Thank you to Cindy Pistelli at Val Del farm! Her TGS account is CPistelli and she sold us 3 new mini Nubians! 2 4th gen doelings and !5th gen buckling! You can see them at our website at www.cadeslilfarm.com on the mini Nubian page!Thanks again to Cindy ant Val del farm!


----------



## fishin816 (Mar 4, 2011)

Oh ps. That's theyre pic on my avatar. They're names are Maggie and Molly.
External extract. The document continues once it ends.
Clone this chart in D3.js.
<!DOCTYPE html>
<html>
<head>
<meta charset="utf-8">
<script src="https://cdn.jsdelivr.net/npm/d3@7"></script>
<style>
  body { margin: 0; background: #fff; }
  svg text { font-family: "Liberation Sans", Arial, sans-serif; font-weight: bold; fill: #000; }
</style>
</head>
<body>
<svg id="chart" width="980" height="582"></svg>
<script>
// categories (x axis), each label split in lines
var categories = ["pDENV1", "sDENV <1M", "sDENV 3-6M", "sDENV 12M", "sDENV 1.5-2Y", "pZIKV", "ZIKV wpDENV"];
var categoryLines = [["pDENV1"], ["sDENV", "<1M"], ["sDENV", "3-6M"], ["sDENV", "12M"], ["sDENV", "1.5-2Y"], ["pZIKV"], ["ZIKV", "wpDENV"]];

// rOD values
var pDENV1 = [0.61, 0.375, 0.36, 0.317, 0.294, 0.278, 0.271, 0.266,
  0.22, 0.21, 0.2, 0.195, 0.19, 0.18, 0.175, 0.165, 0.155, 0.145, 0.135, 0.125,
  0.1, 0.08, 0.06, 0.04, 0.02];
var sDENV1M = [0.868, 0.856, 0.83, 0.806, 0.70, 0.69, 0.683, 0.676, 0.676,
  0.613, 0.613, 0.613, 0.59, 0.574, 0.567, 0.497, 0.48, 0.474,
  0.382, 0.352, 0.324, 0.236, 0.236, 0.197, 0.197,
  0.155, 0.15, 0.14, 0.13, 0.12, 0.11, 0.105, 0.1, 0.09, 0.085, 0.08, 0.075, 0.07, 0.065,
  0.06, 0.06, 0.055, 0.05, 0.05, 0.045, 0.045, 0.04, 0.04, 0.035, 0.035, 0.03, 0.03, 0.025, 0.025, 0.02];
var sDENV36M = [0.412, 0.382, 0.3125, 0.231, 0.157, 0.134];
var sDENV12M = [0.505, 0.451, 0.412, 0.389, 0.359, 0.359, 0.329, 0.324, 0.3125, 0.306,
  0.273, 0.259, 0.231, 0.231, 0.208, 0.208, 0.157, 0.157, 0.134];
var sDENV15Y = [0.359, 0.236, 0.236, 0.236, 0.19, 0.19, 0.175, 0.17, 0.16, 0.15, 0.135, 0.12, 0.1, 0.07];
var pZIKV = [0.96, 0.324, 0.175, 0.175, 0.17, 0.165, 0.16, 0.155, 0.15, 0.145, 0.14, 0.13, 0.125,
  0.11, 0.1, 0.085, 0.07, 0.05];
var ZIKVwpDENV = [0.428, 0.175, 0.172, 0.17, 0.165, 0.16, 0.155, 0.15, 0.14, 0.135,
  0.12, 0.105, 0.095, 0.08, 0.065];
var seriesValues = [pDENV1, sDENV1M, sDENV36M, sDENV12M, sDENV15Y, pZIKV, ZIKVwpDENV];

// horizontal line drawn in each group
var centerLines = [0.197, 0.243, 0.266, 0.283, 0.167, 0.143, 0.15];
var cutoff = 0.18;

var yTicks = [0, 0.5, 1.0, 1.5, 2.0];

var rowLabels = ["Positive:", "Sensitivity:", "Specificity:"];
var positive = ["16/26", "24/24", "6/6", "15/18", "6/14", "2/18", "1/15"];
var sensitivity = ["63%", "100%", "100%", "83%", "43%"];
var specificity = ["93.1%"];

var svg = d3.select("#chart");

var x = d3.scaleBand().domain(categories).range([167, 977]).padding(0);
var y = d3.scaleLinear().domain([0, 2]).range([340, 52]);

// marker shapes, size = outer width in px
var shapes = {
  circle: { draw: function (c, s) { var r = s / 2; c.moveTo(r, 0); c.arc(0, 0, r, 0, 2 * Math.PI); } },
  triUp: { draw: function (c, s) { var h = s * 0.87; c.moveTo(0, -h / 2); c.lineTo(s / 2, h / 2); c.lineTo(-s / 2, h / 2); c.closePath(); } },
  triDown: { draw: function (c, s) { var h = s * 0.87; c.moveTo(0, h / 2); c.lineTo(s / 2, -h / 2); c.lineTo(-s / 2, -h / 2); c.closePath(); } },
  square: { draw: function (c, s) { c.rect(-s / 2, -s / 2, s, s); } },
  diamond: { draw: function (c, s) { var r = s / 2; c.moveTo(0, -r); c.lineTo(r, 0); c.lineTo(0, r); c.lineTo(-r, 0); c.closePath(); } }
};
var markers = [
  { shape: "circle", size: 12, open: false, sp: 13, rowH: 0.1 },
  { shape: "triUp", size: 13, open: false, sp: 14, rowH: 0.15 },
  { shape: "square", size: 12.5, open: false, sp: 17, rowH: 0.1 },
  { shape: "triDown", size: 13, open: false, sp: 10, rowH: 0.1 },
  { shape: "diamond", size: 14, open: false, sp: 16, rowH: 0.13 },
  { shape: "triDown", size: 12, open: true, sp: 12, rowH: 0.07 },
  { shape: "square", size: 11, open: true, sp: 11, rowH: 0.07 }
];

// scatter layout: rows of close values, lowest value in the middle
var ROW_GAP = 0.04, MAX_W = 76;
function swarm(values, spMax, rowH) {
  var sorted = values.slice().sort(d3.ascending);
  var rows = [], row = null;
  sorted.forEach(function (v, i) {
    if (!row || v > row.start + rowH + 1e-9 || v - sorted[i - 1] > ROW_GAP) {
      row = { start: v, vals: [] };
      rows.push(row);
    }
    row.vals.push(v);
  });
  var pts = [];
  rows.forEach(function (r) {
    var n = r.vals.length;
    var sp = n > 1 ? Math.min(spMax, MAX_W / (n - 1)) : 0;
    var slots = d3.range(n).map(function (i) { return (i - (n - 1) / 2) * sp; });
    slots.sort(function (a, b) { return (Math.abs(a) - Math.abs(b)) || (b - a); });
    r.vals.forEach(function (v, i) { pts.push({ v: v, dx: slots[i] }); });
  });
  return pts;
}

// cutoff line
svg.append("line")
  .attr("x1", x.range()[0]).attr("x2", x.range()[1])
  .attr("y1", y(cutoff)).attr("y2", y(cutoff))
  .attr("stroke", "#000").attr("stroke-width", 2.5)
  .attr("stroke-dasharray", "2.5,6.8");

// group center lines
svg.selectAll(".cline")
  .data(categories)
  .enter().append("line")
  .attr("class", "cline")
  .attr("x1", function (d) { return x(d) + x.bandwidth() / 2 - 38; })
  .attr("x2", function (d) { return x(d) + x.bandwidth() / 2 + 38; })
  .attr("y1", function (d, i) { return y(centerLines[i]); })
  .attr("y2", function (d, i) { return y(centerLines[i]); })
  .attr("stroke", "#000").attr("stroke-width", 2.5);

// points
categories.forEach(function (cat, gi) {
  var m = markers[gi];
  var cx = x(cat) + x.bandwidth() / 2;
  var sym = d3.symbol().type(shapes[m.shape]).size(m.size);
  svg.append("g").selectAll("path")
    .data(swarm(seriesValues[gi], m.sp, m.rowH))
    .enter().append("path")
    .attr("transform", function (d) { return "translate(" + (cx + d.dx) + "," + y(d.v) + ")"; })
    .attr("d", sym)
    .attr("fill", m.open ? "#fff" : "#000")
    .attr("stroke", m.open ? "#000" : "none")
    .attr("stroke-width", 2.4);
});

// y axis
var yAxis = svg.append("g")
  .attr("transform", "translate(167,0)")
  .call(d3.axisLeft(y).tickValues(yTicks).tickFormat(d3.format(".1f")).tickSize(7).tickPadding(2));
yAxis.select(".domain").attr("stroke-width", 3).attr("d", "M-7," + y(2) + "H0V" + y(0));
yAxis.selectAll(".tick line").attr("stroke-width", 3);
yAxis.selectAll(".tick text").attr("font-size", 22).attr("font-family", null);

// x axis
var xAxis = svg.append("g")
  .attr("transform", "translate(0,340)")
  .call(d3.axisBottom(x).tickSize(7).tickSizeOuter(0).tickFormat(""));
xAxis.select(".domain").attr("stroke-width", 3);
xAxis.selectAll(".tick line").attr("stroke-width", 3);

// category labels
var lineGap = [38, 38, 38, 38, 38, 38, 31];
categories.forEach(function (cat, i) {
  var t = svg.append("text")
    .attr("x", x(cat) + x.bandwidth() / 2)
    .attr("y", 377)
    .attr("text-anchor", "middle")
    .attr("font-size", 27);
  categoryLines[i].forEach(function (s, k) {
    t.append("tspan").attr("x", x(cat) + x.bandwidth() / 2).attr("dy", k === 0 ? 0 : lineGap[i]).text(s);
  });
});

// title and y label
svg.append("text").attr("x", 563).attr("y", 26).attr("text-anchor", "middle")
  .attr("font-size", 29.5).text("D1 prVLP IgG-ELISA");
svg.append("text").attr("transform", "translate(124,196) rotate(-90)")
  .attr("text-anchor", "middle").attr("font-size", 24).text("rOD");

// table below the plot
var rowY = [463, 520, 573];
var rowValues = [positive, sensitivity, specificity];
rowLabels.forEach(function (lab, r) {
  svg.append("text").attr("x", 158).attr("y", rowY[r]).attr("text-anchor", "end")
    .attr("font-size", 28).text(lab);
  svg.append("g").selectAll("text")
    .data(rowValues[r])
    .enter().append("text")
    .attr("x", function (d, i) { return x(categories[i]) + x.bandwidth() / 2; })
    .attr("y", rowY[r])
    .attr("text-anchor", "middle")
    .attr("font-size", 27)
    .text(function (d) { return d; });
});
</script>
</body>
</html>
Molly is the darker one and the lighter one is Maggie.


----------



## happybleats (Sep 12, 2010)

congrats!! they are adorable!


----------



## fishin816 (Mar 4, 2011)

Thanks happybleats!!!!!!


----------



## rhodalee (Feb 11, 2013)

There are so cute


----------



## fishin816 (Mar 4, 2011)

Thanks! Did you look on my website to see them?
Oh ps again. The bucklings name is Buster.


----------



## WarPony (Jan 31, 2010)

i tried going to the link but it says it can't find it. :-(


----------



## fishin816 (Mar 4, 2011)

www.cadeslilfarm.com.

Sorry


----------



## DanielsDairyGoats (Jul 21, 2013)

Cute! Cute! Cute!


----------